Double blow for stuttering tablet market
Retailer Dixons and analyst Context in agreement that tablet market now shrinking
It's been a bleak morning for tablets as the boss of the UK's largest electronics retailer and an analyst house simultaneously flagged up falling sales of the form factor.
No sooner had Dixons Carphone chief executive Sebastian James revealed this morning that the retailer's tablet sales are down year on year, analyst Context released data showing that sales of the touchy-feely devices across the wider European channel are plunging south.
According to Context tablet sales through leading distributors in the region fell 9.3 per cent in Q3 and 6.5 per cent in the first two months of Q4.
This brings growth for the whole year to November down to a muted 1.8 per cent.
Context put the reversal in the tablet's fortune down to rising saturation in more mature markets and longer-than-expected product lifecycles.

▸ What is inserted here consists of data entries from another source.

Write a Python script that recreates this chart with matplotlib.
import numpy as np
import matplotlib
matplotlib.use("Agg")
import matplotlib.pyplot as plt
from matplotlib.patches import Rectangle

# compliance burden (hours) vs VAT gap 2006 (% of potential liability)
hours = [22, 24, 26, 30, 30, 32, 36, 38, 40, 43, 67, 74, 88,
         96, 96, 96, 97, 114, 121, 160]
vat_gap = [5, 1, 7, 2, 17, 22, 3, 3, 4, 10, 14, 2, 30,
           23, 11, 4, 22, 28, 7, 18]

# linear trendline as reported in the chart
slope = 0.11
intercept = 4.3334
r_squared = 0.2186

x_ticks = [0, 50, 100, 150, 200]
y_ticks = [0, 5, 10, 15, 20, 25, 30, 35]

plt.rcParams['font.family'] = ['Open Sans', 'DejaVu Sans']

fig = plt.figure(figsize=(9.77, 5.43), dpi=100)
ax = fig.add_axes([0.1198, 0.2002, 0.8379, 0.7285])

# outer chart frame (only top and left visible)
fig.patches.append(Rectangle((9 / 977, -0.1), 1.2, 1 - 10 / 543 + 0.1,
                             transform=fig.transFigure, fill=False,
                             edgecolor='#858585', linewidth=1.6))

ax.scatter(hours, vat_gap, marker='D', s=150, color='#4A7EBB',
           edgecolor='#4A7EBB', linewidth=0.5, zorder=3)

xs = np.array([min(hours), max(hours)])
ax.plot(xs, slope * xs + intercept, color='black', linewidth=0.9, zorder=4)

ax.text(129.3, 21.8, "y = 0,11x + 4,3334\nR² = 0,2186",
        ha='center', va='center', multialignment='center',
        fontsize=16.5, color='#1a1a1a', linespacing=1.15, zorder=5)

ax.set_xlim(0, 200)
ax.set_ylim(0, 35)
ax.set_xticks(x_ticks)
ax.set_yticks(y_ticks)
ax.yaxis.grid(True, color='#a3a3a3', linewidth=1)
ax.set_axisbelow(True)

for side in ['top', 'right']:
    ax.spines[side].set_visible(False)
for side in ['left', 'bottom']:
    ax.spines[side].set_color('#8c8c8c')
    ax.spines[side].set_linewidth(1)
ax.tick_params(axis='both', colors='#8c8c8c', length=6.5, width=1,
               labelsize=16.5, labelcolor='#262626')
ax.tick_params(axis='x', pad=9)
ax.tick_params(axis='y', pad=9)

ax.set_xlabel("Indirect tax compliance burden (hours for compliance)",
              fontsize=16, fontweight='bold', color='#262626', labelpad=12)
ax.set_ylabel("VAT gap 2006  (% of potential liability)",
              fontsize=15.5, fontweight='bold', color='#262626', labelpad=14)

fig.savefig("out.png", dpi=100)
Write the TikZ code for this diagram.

In his interim results commentary this morning, James attributed the market contraction to "limited product innovation" in the market.
However, tablet's loss has been notebook's gain as sales, with consumer clamshell laptops shipments up by 16.6 per cent in October and November on the back of the tablet slowdown, Context said.
Overall PC unit sales across Western European distribution grew 15.6 per cent between January and November on an annual comparison, Context said, with growth peaking at 21.7 per cent in Q3 before dropping back slightly to 16.9 per cent in October and November.
Growth in the first half of 2014 was driven by XP migrations in the business desktop sector, Context said, with business-focused PC sales growing 29.8 per cent in Q2.
However, by Q4, business PC growth had slowed to single digits as the XP migration effect lessoned. Consumer PC sales then took up the slack as the XP effect kicked in at a mass-market level and the market was flooded with budget laptops in the wake of Microsoft's Windows-with-Bing announcement.